At a December 3 press conference, the Central Election Commission reported that, with 98 percent of the votes counted, United Russia has won 64.1 percent of the votes, the KPRF 11.6 percent, Zhirinovskiy's Liberal Democratic Party (LDPR): 8.2 percent, and Just Russia (SR): 7.8 percent. United Russia expected 315 seats (up from an initial estimate of 313); the KPRF 57 seats; LDP expected 40 (down from the initial estimate of 49 seats); and SR expected 38 seats. The remaining seven parties that participated in the elections together received less than nine percent of the total votes cast and none passed the seven percent threshold to representation in the Duma, meaning that seats represented by these votes will be distributed among the victorious parties. To add insult to injury, opposition parties Yabloko and SPS did not receive the four percent of the vote necessary to qualify for refund of the deposit they paid to the CEC in order to participate in the elections and to qualify for federal funding. They will also be forced to reimburse state media for the radio and television time provided to them.

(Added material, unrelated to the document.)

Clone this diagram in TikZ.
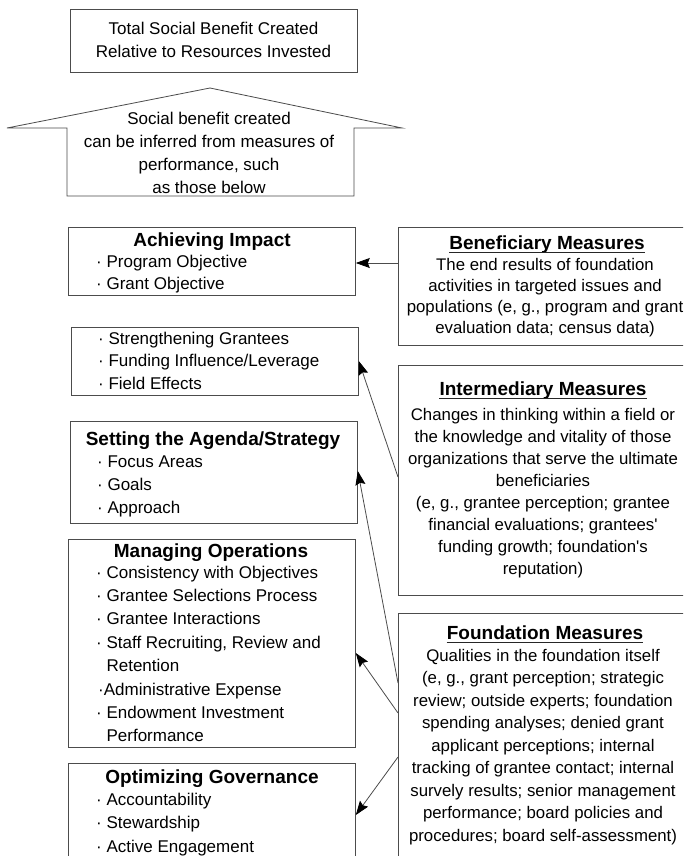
\documentclass[tikz,border=0pt]{standalone}
\usepackage{fontspec}
\setmainfont{Liberation Sans}
\usetikzlibrary{arrows.meta}
\tikzset{
  box/.style={draw=black!70, line width=0.8pt, inner sep=0pt, anchor=north west, rectangle},
  txt/.style={inner sep=0pt, font=\fontsize{17}{23}\selectfont},
  ttl/.style={inner sep=0pt, anchor=base, font=\bfseries\fontsize{19}{23}\selectfont},
  conn/.style={draw=black!70, line width=0.8pt, -{Stealth[length=14pt,width=10pt,inset=2pt,color=black]}},
  uline/.style={draw=black!85, line width=1pt},
}
\begin{document}
\begin{tikzpicture}[x=1pt,y=-1pt]
\useasboundingbox (0,0) rectangle (683,856);
\clip (0,0) rectangle (683,856);
\fill[white] (0,0) rectangle (683,856);

% top box (multi-line nodes: base anchor = baseline of last line)
\node[box, minimum width=287pt, minimum height=63pt] (top) at (70,9) {};
\node[txt, anchor=base, align=center] (toptxt) at (213.5,58)
  {Total Social Benefit Created\\Relative to Resources Invested};

% big arrow
\draw[draw=black!70, line width=0.8pt] (210,88) -- (402,128) -- (354,128) -- (354,196)
  -- (67,196) -- (67,128) -- (7,128) -- cycle;
\node[txt, anchor=base, align=center] (arrtxt) at (209,193)
  {Social benefit created\\can be inferred from measures of\\performance, such\\as those below};

% left boxes
\node[box, minimum width=287pt, minimum height=68pt] (achieve) at (68,227) {};
\node[ttl] (achievet) at (212,246) {Achieving Impact};
\node[txt, anchor=base west, align=left, font=\fontsize{17}{22}\selectfont] (achievei) at (96,289)
  {· Program Objective\\· Grant Objective};

\node[box, minimum width=287pt, minimum height=68pt] (strength) at (71,327) {};
\node[txt, anchor=base west, align=left, font=\fontsize{17}{22.5}\selectfont] (strengthi) at (98,389)
  {· Strengthening Grantees\\· Funding Influence/Leverage\\· Field Effects};

\node[box, minimum width=287pt, minimum height=102pt] (setting) at (70,421) {};
\node[ttl] (settingt) at (213,445) {Setting the Agenda/Strategy};
\node[txt, anchor=base west, align=left, font=\fontsize{17}{23}\selectfont] (settingi) at (97,513)
  {· Focus Areas\\· Goals\\· Approach};

\node[box, minimum width=287pt, minimum height=208pt] (managing) at (68,539) {};
\node[ttl] (managingt) at (211,557) {Managing Operations};
\node[txt, anchor=base west, align=left, font=\fontsize{17}{23.4}\selectfont] (managingi) at (96,741.8)
  {· Consistency with Objectives\\· Grantee Selections Process\\· Grantee Interactions\\
   · Staff Recruiting, Review and\\\phantom{· }Retention\\\hspace*{2pt}·Administrative Expense\\
   · Endowment Investment\\\phantom{· }Performance};

\node[box, minimum width=287pt, minimum height=120pt] (govern) at (68,763) {};
\node[ttl] (governt) at (212,783) {Optimizing Governance};
\node[txt, anchor=base west, align=left, font=\fontsize{17}{23.5}\selectfont] (governi) at (96,852)
  {· Accountability\\· Stewardship\\· Active Engagement};

% right boxes
\node[box, minimum width=298pt, minimum height=118pt] (benef) at (398,227) {};
\node[ttl] (beneft) at (547,249) {Beneficiary Measures};
\draw[uline] ([yshift=-3.5pt]beneft.base west) -- ([yshift=-3.5pt]beneft.base east);
\node[txt, anchor=base, align=center, font=\fontsize{16.8}{21}\selectfont] (benefb) at (545,333)
  {The end results of foundation\\activities in targeted issues and\\populations (e, g., program and grant\\evaluation data; census data)};

\node[box, minimum width=298pt, minimum height=230pt] (interm) at (398,365) {};
\node[ttl] (intermt) at (543,395) {Intermediary Measures};
\draw[uline] ([yshift=-3.5pt]intermt.base west) -- ([yshift=-3.5pt]intermt.base east);
\node[txt, anchor=base, align=center, font=\fontsize{16.8}{22}\selectfont] (intermb) at (543,574.5)
  {Changes in thinking within a field or\\the knowledge and vitality of those\\organizations that serve the ultimate\\beneficiaries\\(e, g., grantee perception; grantee\\financial evaluations; grantees\textquotesingle\\funding growth; foundation\textquotesingle s\\reputation)};

\node[box, minimum width=298pt, minimum height=270pt] (found) at (398,613) {};
\node[ttl] (foundt) at (545,639) {Foundation Measures};
\draw[uline] ([yshift=-3.5pt]foundt.base west) -- ([yshift=-3.5pt]foundt.base east);
\node[txt, anchor=base, align=center, font=\fontsize{16.8}{22.5}\selectfont] (foundb) at (543,841)
  {Qualities in the foundation itself\\(e, g., grant perception; strategic\\review; outside experts; foundation\\spending analyses; denied grant\\applicant perceptions; internal\\tracking of grantee contact; internal\\survely results; senior management\\performance; board policies and\\procedures; board self-assessment)};

% connectors
\draw[conn] ([yshift=-36pt]benef.north west) -- ([yshift=-36pt]achieve.north east);
\draw[conn] ([yshift=-112pt]interm.north west) -- ([yshift=-34pt]strength.north east);
\draw[conn] ([yshift=-70pt]found.north west) -- ([yshift=-50pt]setting.north east);
\draw[conn] ([yshift=-100pt]found.north west) -- ([yshift=-114pt]managing.north east);
\draw[conn] ([yshift=-144pt]found.north west) -- ([yshift=-52pt]govern.north east);
\end{tikzpicture}
\end{document}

The dominant pro-presidential United Russia party received more than two-thirds of the seats in the December 2007 State Duma elections and its candidate, Dmitriy Medvedev, received more than 70 percent of the vote in the March 2008 presidential elections. Both elections were marked by abuses of administrative resources and media bias, denial of registration of opposition parties and candidates, and ballot fraud. While it is easy to give too much credit to Kremlin machinations, the fact that the electoral needle was threaded so perfectly, so as to provide United Russia with the percentage win that would just translate into a constitutional majority is viewed by skeptics as too much of a coincidence.